_Data provided_
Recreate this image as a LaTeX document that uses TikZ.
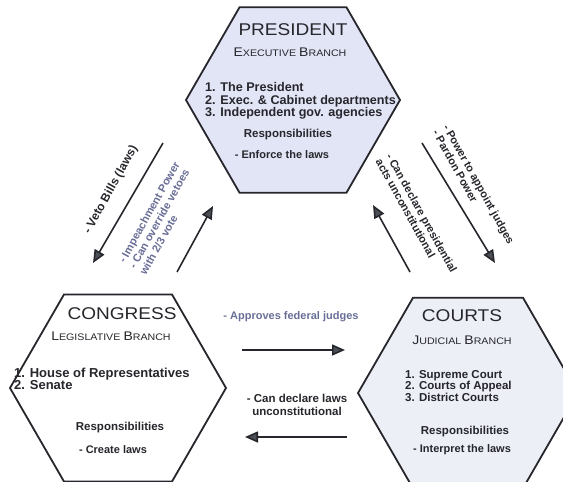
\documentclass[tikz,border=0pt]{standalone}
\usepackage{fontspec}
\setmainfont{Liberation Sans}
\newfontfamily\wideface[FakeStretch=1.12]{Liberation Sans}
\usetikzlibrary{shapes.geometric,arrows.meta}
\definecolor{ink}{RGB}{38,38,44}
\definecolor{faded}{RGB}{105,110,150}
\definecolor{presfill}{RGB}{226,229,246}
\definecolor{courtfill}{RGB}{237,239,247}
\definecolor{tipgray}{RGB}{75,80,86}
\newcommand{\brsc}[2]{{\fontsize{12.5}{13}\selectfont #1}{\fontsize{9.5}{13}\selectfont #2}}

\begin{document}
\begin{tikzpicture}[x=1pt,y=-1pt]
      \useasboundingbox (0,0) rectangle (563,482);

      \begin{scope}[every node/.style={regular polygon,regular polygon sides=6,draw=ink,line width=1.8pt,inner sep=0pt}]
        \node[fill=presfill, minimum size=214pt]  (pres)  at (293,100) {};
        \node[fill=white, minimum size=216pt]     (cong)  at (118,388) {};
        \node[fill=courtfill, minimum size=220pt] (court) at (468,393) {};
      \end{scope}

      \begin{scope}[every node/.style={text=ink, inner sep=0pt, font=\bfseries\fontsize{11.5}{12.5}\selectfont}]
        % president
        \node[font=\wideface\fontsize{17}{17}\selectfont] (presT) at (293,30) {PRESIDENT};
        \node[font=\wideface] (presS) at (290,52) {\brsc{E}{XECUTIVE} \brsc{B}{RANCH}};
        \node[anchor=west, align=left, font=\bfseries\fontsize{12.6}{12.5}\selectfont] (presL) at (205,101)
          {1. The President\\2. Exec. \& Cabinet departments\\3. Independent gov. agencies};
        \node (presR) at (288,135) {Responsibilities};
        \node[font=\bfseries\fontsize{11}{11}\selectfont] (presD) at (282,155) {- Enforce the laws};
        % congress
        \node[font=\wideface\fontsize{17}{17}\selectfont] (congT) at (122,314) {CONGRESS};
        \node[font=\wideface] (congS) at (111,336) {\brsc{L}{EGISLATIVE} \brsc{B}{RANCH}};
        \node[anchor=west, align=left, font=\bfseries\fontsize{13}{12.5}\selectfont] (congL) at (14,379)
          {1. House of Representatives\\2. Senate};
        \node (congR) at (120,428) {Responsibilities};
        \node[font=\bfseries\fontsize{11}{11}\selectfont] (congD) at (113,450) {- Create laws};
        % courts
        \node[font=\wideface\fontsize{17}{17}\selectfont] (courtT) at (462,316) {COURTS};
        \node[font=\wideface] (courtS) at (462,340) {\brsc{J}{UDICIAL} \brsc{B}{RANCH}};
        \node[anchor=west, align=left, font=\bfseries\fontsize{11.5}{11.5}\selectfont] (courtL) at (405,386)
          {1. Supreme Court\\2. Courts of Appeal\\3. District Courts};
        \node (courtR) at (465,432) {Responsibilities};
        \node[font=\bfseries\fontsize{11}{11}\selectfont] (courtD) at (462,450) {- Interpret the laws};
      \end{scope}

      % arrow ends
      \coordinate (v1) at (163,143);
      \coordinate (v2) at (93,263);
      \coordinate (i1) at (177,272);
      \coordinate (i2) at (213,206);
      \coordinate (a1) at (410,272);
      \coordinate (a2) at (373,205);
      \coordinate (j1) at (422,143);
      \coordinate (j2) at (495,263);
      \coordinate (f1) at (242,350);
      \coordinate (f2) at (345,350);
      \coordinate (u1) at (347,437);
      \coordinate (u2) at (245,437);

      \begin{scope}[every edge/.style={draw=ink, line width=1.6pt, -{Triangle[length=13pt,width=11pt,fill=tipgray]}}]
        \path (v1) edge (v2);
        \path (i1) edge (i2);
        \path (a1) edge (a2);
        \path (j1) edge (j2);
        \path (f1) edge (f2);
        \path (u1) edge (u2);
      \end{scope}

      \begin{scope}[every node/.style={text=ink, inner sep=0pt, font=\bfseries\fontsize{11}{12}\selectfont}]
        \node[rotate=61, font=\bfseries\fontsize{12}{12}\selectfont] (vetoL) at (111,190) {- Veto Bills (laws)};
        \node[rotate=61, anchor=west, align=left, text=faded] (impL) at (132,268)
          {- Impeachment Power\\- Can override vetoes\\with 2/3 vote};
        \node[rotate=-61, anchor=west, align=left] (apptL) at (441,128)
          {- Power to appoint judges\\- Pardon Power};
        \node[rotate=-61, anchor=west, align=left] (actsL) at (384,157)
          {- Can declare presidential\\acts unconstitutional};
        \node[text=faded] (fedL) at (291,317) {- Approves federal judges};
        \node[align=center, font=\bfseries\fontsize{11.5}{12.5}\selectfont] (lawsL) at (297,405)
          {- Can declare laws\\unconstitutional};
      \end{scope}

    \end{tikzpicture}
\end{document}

_Requirement_
Copy nothing but the lines from the first one in the listing through the line with "(0,0) rectangle (563,482);", and omit the pictures.

_Solution to the exercise_
Recreate this image as a LaTeX document that uses TikZ.
\documentclass[tikz,border=0pt]{standalone}
\usepackage{fontspec}
\setmainfont{Liberation Sans}
\newfontfamily\wideface[FakeStretch=1.12]{Liberation Sans}
\usetikzlibrary{shapes.geometric,arrows.meta}
\definecolor{ink}{RGB}{38,38,44}
\definecolor{faded}{RGB}{105,110,150}
\definecolor{presfill}{RGB}{226,229,246}
\definecolor{courtfill}{RGB}{237,239,247}
\definecolor{tipgray}{RGB}{75,80,86}
\newcommand{\brsc}[2]{{\fontsize{12.5}{13}\selectfont #1}{\fontsize{9.5}{13}\selectfont #2}}

\begin{document}
\begin{tikzpicture}[x=1pt,y=-1pt]
      \useasboundingbox (0,0) rectangle (563,482);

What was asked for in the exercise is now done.